Nas hipóteses mais abrangentes de usucapião, isto é, na usucapião ordinária e extraordinária, procura-se apenas garantir a propriedade àqueles que preencham os requisitos legais, previstos ao longo dos artigos 1.238 a 1.244 do Código Civil, não importando, pois, a situação social ou econômica em que se encontra o possuidor do imóvel.
Em sentido contrário, nas hipóteses de usucapião especial, seja ela rural, seja ela urbana, procura-se analisar as circunstâncias em que se encontra o possuidor, havendo, pois, uma finalidade específica em cada hipótese. A usucapião rural tenta evitar o chamado êxodo rural, favorecendo aqueles que trabalham no campo e que tornam a área do terreno produtiva para o seu trabalho ou para o sustento de sua família. Já a usucapião urbana busca, por sua vez, legalizar a situação precária em que vivem milhares de pessoas, auxiliando aqueles que não possuem os meios necessários para adquirir o seu próprio imóvel, favorecendo, portanto, a política urbana dos municípios brasileiros e, consequentemente, a função social da propriedade.

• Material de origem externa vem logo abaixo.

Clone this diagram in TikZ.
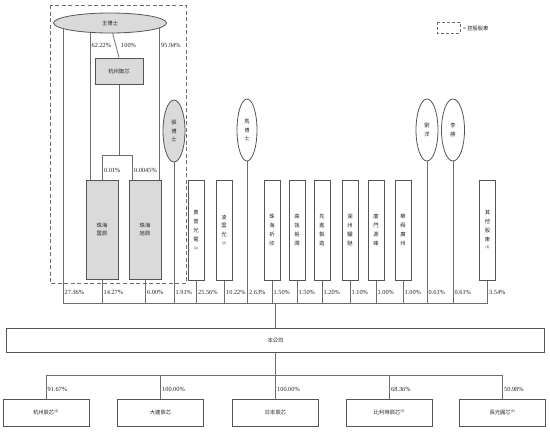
\documentclass[tikz,border=0pt]{standalone}
\usepackage{fontspec}
\setmainfont{Liberation Serif}
\newfontfamily\cjk{Noto Sans CJK TC}
\usetikzlibrary{shapes.geometric,backgrounds}
\definecolor{linec}{HTML}{6E6E6E}
\definecolor{boxc}{HTML}{555555}
\definecolor{gfill}{HTML}{DADADA}
\definecolor{txt}{HTML}{222222}
\newcommand\fnote[1]{{\fontsize{3.4}{5}\selectfont #1}}
\begin{document}
\begin{tikzpicture}[x=1pt,y=-1pt,
  ln/.style={draw=linec, line width=0.75pt},
  pct/.style={anchor=west, inner sep=0pt, font=\fontsize{6.3}{7}\selectfont, text=txt},
  box/.style={draw=boxc, line width=0.8pt, inner sep=0pt, text=txt, font=\cjk\fontsize{5.3}{8.8}\selectfont, align=center},
  gbox/.style={box, fill=gfill},
  vbox/.style={box, fill=white, minimum width=16pt, minimum height=100pt},
  ell/.style={box, ellipse, fill=white},
  gell/.style={box, ellipse, fill=gfill},
  hbox/.style={box, fill=white, minimum width=86pt, minimum height=27pt}
]
\useasboundingbox (0,0) rectangle (550,432);

% controlling shareholder group
\draw[linec, line width=1pt, dash pattern=on 4pt off 2.5pt] (50,5) rectangle (186,283);
\node[gell, minimum width=113pt, minimum height=20pt] (wang) at (110,23) {王博士};
\node[gbox, minimum width=48pt, minimum height=26pt] (qixin) at (119,71) {杭州旗芯};
\node[gbox, minimum width=32pt, minimum height=99pt] (yunchen) at (102,229.5) {珠海\\雲辰};
\node[gbox, minimum width=32pt, minimum height=99pt] (xuchen) at (145,229.5) {珠海\\旭辰};

% individual shareholders
\node[gell, minimum width=22pt, minimum height=62pt] (zhang) at (174,131) {張\\博\\士};
\node[ell, minimum width=20pt, minimum height=62pt] (ma) at (247,130) {馬\\博\\士};
\node[ell, minimum width=22pt, minimum height=62pt] (liu) at (427,130) {劉\\洋};
\node[ell, minimum width=23pt, minimum height=62pt] (li) at (453,130) {李\\勝};

% institutional shareholders
\node[vbox] (aopu) at (196,230) {奧\\普\\光\\電\\[-1pt]\fnote{(1)}};
\node[vbox] (lingyun) at (224,230) {凌\\雲\\光\\[-1pt]\fnote{(2)}};
\node[vbox] (qixin2) at (272,230) {珠\\海\\祈\\欣};
\node[vbox] (gaoling) at (297,230) {高\\瓴\\裕\\潤};
\node[vbox] (xianjin) at (322,230) {先\\進\\製\\造};
\node[vbox] (huzhou) at (350,230) {湖\\州\\驪\\馳};
\node[vbox] (xiamen) at (376,230) {廈\\門\\源\\峰};
\node[vbox] (huashun) at (403,230) {華\\舜\\廣\\州};
\node[vbox] (others) at (487.5,230) {其\\他\\股\\東\\[-1pt]\fnote{(3)}};

% company
\node[box, fill=white, minimum width=538pt, minimum height=24pt] (company) at (275.5,340) {本公司};

% subsidiaries
\node[hbox] (hz) at (46,412.5) {杭州辰芯\textsuperscript{\fnote{(4)}}};
\node[hbox] (dl) at (160.5,412.5) {大連辰芯};
\node[hbox] (jp) at (275.5,412.5) {日本辰芯};
\node[hbox] (be) at (389.5,412.5) {比利時辰芯\textsuperscript{\fnote{(5)}}};
\node[hbox] (cg) at (502.5,412.5) {長光圓芯\textsuperscript{\fnote{(6)}}};

% legend
\draw[linec, line width=0.8pt, dash pattern=on 3pt off 2pt] (437,22) rectangle (460,33);
\node[anchor=west, inner sep=0pt, text=txt, font=\cjk\fontsize{5.3}{6}\selectfont] (legend) at (463,28) {= 控股股東};

% coordinates
\coordinate (bL) at (63,303);
\coordinate (bR) at (487.5,303);
\coordinate (t62) at (90,180);
\coordinate (t95) at (159,180);
\coordinate (jn) at (119,155);
\coordinate (jL) at (102,155);
\coordinate (jR) at (132,155);
\coordinate (m) at (275.5,375);

\begin{scope}[on background layer]
  \draw[ln] (wang.center -| bL) -- (bL);
  \draw[ln] (wang.center -| t62) -- (t62);
  \draw[ln] (wang.center) -- (qixin.north);
  \draw[ln] (wang.center -| t95) -- (t95);
  \draw[ln] (qixin.south) -- (jn);
  \draw[ln] (jL) -- (jR);
  \draw[ln] (jL) -- (jL |- yunchen.north);
  \draw[ln] (jR) -- (jR |- xuchen.north);
  \draw[ln] (bL) -- (bR);
  \foreach \n in {yunchen,xuchen,aopu,lingyun,qixin2,gaoling,xianjin,huzhou,xiamen,huashun,others}
    \draw[ln] (\n.south) -- (\n.south |- bL);
  \foreach \n in {zhang,ma,liu,li}
    \draw[ln] (\n.center) -- (\n.center |- bL);
  \draw[ln] (company.north) -- (company.north |- bL);
  \draw[ln] (company.south) -- (m);
  \draw[ln] (hz.north |- m) -- (cg.north |- m);
  \foreach \n in {hz,dl,jp,be,cg}
    \draw[ln] (\n.north) -- (\n.north |- m);
\end{scope}

% percentages
\node[pct] at (91.5,45) {62.22\%};
\node[pct] at (121,45) {100\%};
\node[pct] at (161,45) {95.94\%};
\node[pct] at (104,170) {0.01\%};
\node[pct] at (134,170) {0.0045\%};
\foreach \x/\t in {64.5/27.36, 103.5/14.27, 147/6.00, 175.5/1.91, 198/25.56, 226/10.22, 249/2.63, 273.5/1.50, 298.5/1.50, 323.5/1.20, 351.5/1.10, 377.5/1.00, 404.5/1.00, 428.5/0.61, 454.5/0.61, 489/3.54}
  \node[pct] at (\x,292) {\t\%};
\foreach \x/\t in {47.5/91.67, 162/100.00, 277/100.00, 391/68.36, 504/50.98}
  \node[pct] at (\x,389) {\t\%};
\end{tikzpicture}
\end{document}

Por fim, a usucapião protege as minorias que, muitas vezes, não possuem o devido amparo do Estado e da própria sociedade. Assim, tentando reparar os danos causados por essa omissão, o legislador criou três outras hipóteses de usucapião, como a indígena, a familiar e a imobiliária administrativa, sendo esta última revogada recentemente pela Medida Provisória nº 759, não sendo, pois, mais aplicada na prática.
Embora seja inegável o avanço legal dessas hipóteses de usucapião, ainda há muito a se fazer para que se possa implementar, de fato, os direitos dessas minorias, na realidade atual em que vive boa parte da população brasileira.
Assim, a usucapião busca assegurar não só o acesso à propriedade, mas também o acesso a outros direitos fundamentais, a fim de garantir uma vida digna àqueles que vivem em situações precárias, tendo como princípio norteador a função social da propriedade. Portanto, resta saber se esse instituto civil será capaz de cumprir, na prática, a sua finalidade social e jurídica em face dos novos desafios existentes no mundo moderno.